→ Aim of the exercise
Print every entry word for word, but omit the pictures.

Source code of charts
◇ ◇ ◇ ◇

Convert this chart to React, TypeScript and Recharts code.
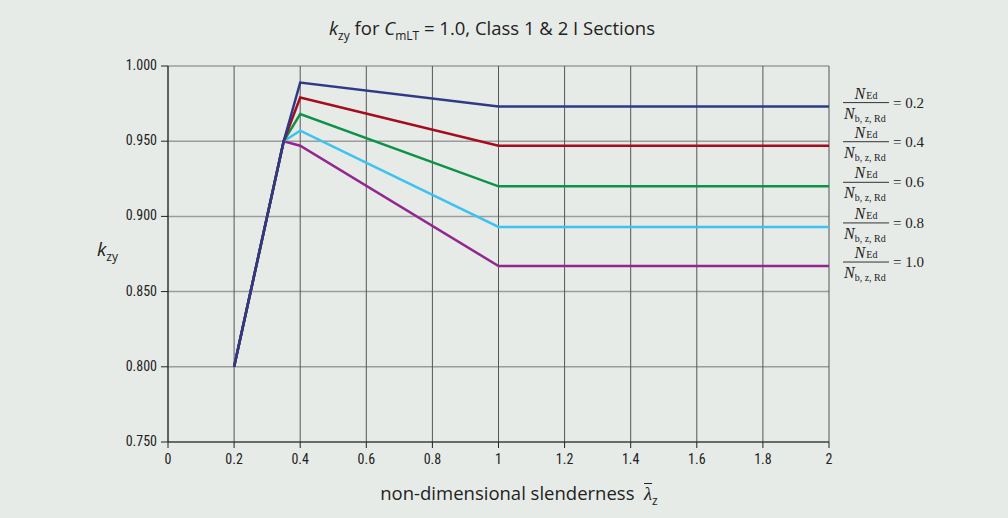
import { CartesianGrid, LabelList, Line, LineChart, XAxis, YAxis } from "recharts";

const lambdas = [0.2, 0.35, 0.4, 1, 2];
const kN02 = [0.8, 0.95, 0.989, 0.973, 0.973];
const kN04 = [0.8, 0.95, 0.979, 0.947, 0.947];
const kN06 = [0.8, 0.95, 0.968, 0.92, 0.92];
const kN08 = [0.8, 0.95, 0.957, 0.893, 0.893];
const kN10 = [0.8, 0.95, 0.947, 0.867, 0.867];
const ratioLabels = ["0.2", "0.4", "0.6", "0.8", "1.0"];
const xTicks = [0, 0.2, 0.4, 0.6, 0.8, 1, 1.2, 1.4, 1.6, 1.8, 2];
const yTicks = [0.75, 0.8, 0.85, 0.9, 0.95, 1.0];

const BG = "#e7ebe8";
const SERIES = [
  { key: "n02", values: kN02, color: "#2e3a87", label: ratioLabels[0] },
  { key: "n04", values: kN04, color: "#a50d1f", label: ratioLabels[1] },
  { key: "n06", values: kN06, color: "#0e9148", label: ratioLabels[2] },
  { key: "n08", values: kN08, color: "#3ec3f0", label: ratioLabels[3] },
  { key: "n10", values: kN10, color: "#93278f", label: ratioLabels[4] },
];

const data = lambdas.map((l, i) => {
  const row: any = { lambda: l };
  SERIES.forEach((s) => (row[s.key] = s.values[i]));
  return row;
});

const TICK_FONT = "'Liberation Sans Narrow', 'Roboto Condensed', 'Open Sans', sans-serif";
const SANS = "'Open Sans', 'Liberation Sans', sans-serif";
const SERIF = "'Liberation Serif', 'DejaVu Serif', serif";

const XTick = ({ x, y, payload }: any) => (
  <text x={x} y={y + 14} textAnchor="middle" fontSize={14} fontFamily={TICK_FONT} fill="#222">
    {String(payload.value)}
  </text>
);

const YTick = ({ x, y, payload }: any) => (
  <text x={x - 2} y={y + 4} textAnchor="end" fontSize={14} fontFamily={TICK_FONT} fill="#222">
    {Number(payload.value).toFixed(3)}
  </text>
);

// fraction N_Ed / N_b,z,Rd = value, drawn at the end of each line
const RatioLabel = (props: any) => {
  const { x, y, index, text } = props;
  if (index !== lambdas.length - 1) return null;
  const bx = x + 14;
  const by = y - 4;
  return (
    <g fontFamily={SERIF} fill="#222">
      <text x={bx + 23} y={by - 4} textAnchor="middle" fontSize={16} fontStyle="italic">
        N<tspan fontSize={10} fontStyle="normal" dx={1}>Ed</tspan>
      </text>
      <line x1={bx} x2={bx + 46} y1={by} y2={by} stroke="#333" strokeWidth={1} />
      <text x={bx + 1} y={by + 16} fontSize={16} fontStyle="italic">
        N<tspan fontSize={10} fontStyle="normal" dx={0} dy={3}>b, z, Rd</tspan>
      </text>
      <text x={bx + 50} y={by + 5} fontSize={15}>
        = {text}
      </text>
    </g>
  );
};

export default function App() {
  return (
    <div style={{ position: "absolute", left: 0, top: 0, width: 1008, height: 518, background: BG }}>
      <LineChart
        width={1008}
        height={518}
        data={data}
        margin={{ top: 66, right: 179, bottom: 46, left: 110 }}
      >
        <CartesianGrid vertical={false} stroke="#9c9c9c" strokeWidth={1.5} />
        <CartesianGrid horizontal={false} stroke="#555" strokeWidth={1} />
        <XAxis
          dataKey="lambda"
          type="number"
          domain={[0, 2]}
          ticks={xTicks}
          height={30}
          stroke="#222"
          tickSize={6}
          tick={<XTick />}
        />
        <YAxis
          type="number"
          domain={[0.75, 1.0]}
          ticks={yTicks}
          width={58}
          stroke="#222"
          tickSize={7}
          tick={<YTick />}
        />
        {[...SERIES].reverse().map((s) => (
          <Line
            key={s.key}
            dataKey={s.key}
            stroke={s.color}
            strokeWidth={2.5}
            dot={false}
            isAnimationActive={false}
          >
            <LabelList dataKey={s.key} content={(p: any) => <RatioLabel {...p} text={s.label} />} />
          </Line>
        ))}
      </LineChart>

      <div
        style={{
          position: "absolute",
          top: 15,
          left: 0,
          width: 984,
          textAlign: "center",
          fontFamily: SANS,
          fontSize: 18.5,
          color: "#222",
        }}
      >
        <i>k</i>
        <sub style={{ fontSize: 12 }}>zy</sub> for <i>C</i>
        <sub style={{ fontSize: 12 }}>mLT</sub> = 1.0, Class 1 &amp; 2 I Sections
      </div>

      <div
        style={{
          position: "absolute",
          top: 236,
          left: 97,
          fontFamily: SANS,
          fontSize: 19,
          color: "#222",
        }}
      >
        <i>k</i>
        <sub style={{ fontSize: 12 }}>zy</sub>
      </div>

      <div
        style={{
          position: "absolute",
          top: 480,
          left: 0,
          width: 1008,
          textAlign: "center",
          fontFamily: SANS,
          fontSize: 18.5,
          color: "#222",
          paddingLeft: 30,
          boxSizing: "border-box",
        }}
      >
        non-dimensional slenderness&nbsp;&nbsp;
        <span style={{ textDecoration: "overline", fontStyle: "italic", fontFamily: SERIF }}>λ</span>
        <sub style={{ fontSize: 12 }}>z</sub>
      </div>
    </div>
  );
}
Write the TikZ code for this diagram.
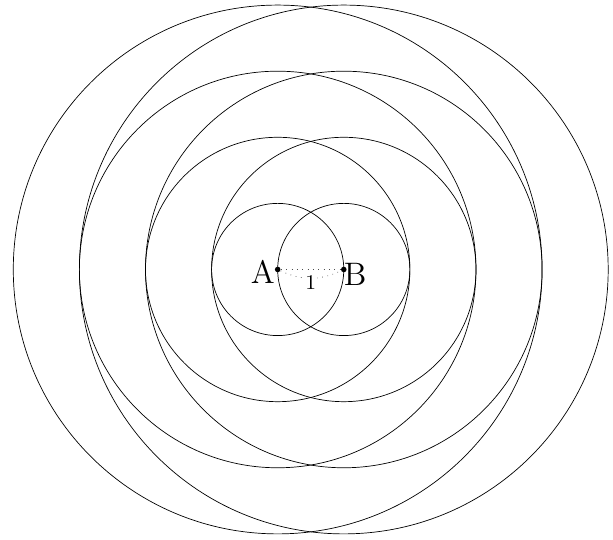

◇ ◇ ◇ ◇

→ Solution to the exercise
Convert this chart to React, TypeScript and Recharts code.
import { CartesianGrid, LabelList, Line, LineChart, XAxis, YAxis } from "recharts";

const lambdas = [0.2, 0.35, 0.4, 1, 2];
const kN02 = [0.8, 0.95, 0.989, 0.973, 0.973];
const kN04 = [0.8, 0.95, 0.979, 0.947, 0.947];
const kN06 = [0.8, 0.95, 0.968, 0.92, 0.92];
const kN08 = [0.8, 0.95, 0.957, 0.893, 0.893];
const kN10 = [0.8, 0.95, 0.947, 0.867, 0.867];
const ratioLabels = ["0.2", "0.4", "0.6", "0.8", "1.0"];
const xTicks = [0, 0.2, 0.4, 0.6, 0.8, 1, 1.2, 1.4, 1.6, 1.8, 2];
const yTicks = [0.75, 0.8, 0.85, 0.9, 0.95, 1.0];

const BG = "#e7ebe8";
const SERIES = [
  { key: "n02", values: kN02, color: "#2e3a87", label: ratioLabels[0] },
  { key: "n04", values: kN04, color: "#a50d1f", label: ratioLabels[1] },
  { key: "n06", values: kN06, color: "#0e9148", label: ratioLabels[2] },
  { key: "n08", values: kN08, color: "#3ec3f0", label: ratioLabels[3] },
  { key: "n10", values: kN10, color: "#93278f", label: ratioLabels[4] },
];

const data = lambdas.map((l, i) => {
  const row: any = { lambda: l };
  SERIES.forEach((s) => (row[s.key] = s.values[i]));
  return row;
});

const TICK_FONT = "'Liberation Sans Narrow', 'Roboto Condensed', 'Open Sans', sans-serif";
const SANS = "'Open Sans', 'Liberation Sans', sans-serif";
const SERIF = "'Liberation Serif', 'DejaVu Serif', serif";

const XTick = ({ x, y, payload }: any) => (
  <text x={x} y={y + 14} textAnchor="middle" fontSize={14} fontFamily={TICK_FONT} fill="#222">
    {String(payload.value)}
  </text>
);

const YTick = ({ x, y, payload }: any) => (
  <text x={x - 2} y={y + 4} textAnchor="end" fontSize={14} fontFamily={TICK_FONT} fill="#222">
    {Number(payload.value).toFixed(3)}
  </text>
);

// fraction N_Ed / N_b,z,Rd = value, drawn at the end of each line
const RatioLabel = (props: any) => {
  const { x, y, index, text } = props;
  if (index !== lambdas.length - 1) return null;
  const bx = x + 14;
  const by = y - 4;
  return (
    <g fontFamily={SERIF} fill="#222">
      <text x={bx + 23} y={by - 4} textAnchor="middle" fontSize={16} fontStyle="italic">
        N<tspan fontSize={10} fontStyle="normal" dx={1}>Ed</tspan>
      </text>
      <line x1={bx} x2={bx + 46} y1={by} y2={by} stroke="#333" strokeWidth={1} />
      <text x={bx + 1} y={by + 16} fontSize={16} fontStyle="italic">
        N<tspan fontSize={10} fontStyle="normal" dx={0} dy={3}>b, z, Rd</tspan>
      </text>
      <text x={bx + 50} y={by + 5} fontSize={15}>
        = {text}
      </text>
    </g>
  );
};

export default function App() {
  return (
    <div style={{ position: "absolute", left: 0, top: 0, width: 1008, height: 518, background: BG }}>
      <LineChart
        width={1008}
        height={518}
        data={data}
        margin={{ top: 66, right: 179, bottom: 46, left: 110 }}
      >
        <CartesianGrid vertical={false} stroke="#9c9c9c" strokeWidth={1.5} />
        <CartesianGrid horizontal={false} stroke="#555" strokeWidth={1} />
        <XAxis
          dataKey="lambda"
          type="number"
          domain={[0, 2]}
          ticks={xTicks}
          height={30}
          stroke="#222"
          tickSize={6}
          tick={<XTick />}
        />
        <YAxis
          type="number"
          domain={[0.75, 1.0]}
          ticks={yTicks}
          width={58}
          stroke="#222"
          tickSize={7}
          tick={<YTick />}
        />
        {[...SERIES].reverse().map((s) => (
          <Line
            key={s.key}
            dataKey={s.key}
            stroke={s.color}
            strokeWidth={2.5}
            dot={false}
            isAnimationActive={false}
          >
            <LabelList dataKey={s.key} content={(p: any) => <RatioLabel {...p} text={s.label} />} />
          </Line>
        ))}
      </LineChart>

      <div
        style={{
          position: "absolute",
          top: 15,
          left: 0,
          width: 984,
          textAlign: "center",
          fontFamily: SANS,
          fontSize: 18.5,
          color: "#222",
        }}
      >
        <i>k</i>
        <sub style={{ fontSize: 12 }}>zy</sub> for <i>C</i>
        <sub style={{ fontSize: 12 }}>mLT</sub> = 1.0, Class 1 &amp; 2 I Sections
      </div>

      <div
        style={{
          position: "absolute",
          top: 236,
          left: 97,
          fontFamily: SANS,
          fontSize: 19,
          color: "#222",
        }}
      >
        <i>k</i>
        <sub style={{ fontSize: 12 }}>zy</sub>
      </div>

      <div
        style={{
          position: "absolute",
          top: 480,
          left: 0,
          width: 1008,
          textAlign: "center",
          fontFamily: SANS,
          fontSize: 18.5,
          color: "#222",
          paddingLeft: 30,
          boxSizing: "border-box",
        }}
      >
        non-dimensional slenderness&nbsp;&nbsp;
        <span style={{ textDecoration: "overline", fontStyle: "italic", fontFamily: SERIF }}>λ</span>
        <sub style={{ fontSize: 12 }}>z</sub>
      </div>
    </div>
  );
}
Write the TikZ code for this diagram.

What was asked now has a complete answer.